In November 2008, Mendizábal was elected to serve as a vice-president of the Federation of Associations of Journalists of Spain, which was a role she held until October 2009. She was replaced by Elsa González due to time constraints forcing her to skip other commitments. Mendizábal began working as the main presenter of the evening news magazine programme Más vale tarde on 29 October 2012. In May 2017, she was part of a sit-in at LaSexta to promote a social media backed campaign promoting awareness of the European migrant crisis in the Mediterranean. Mendizábal presented the investigative journalism series Scoop in 2018, interviewing figures who were responsible for compling the investigations. She had proposed the concept of the programme, with she and the La Caña Brothers agency sent to LaSexta, who accepted it.
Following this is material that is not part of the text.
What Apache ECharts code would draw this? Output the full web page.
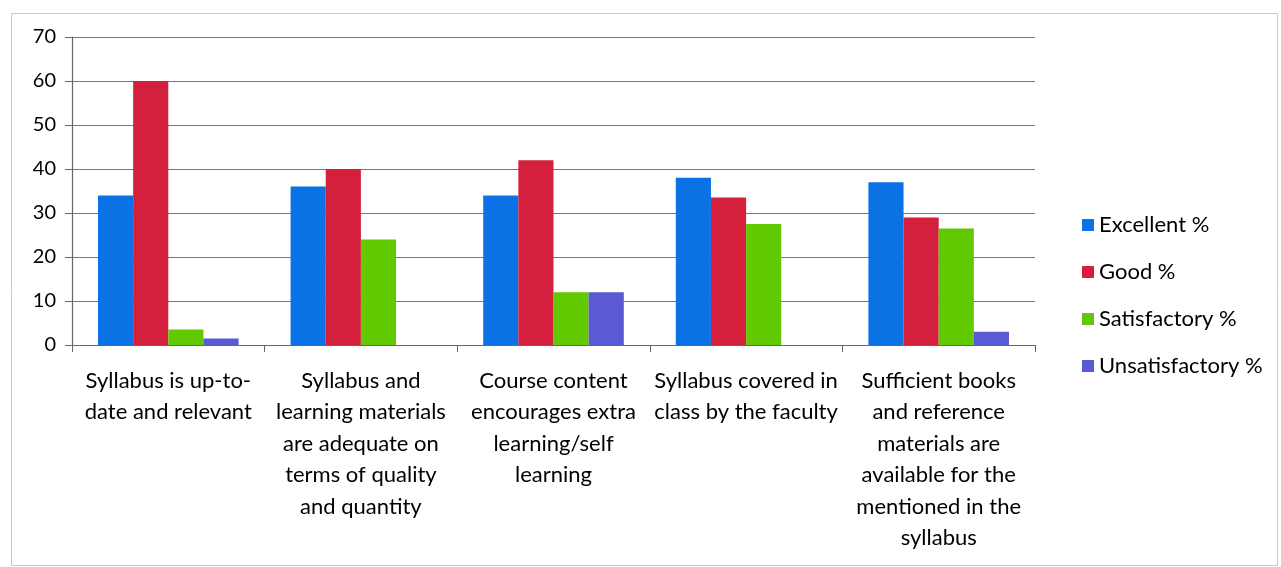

Mendizábal was signed to present the Palo y astilla programme in 2019 in which she interviews notable Spanish figures about their life and background to how they were able to achieve success. The programme was first broadcast on LaSexa in February 2021 after being delayed from its late-2020 start. She, César Carballo, José María Gay de Liébana, Yayo Herrero and Ainara Zubillaga co-authored the book Adelante: Solo existe el futuro. Y es nuestro in 2020. In May, Mendizábal decided to stop presenting Más vale tarde because she wanted a change in her life and she wanted to do other projects. She also cited the COVID-19 pandemic helping her to "see where I was and realize that life is one, that we forget." Mendizábal made her final on-screen appearance on the programme on 30 June 2021, and was replaced by Iñaki López and Cristina Pardo.

==Personal life==
She is in a relationship with the radio broadcaster José Antonio Ponseti and the two have been living together since 2013. Mendizábal has no children.

==Awards==
In 2005, she was voted the recipient of the ATV Award for Best Communicator of News Programmes and the TP de Oro Award for Best News Presenter in both 2006 and 2008. The Federation of Radio and Television Associations awarded Mendizábal an Antena de Oro accolade in the television section for her work on Más Vale Tarde in 2013. She received the Premios Ondas Award for Best Television Presenter in 2014.

A jury from the Association of European Journalists along with the European Commission and the European Parliament representations in Spain voted to award Mendizábal the Salvador de Madariaga Television Award for "exercising responsible journalism and committed to the reality of community institutions" and "her commitment to current news, his pulse to handle hot information." The Spanish Association of Women in the Media named her the winner of its media category at the IX Edition of the 'Press-Woman' Awards for her "ability to apply effectively, as director and host, in a generalist and daily program, 'Más vale tarde', the focus of gender in a transversal and repeated way and by applying parity in the participation of analysts in gatherings and debates."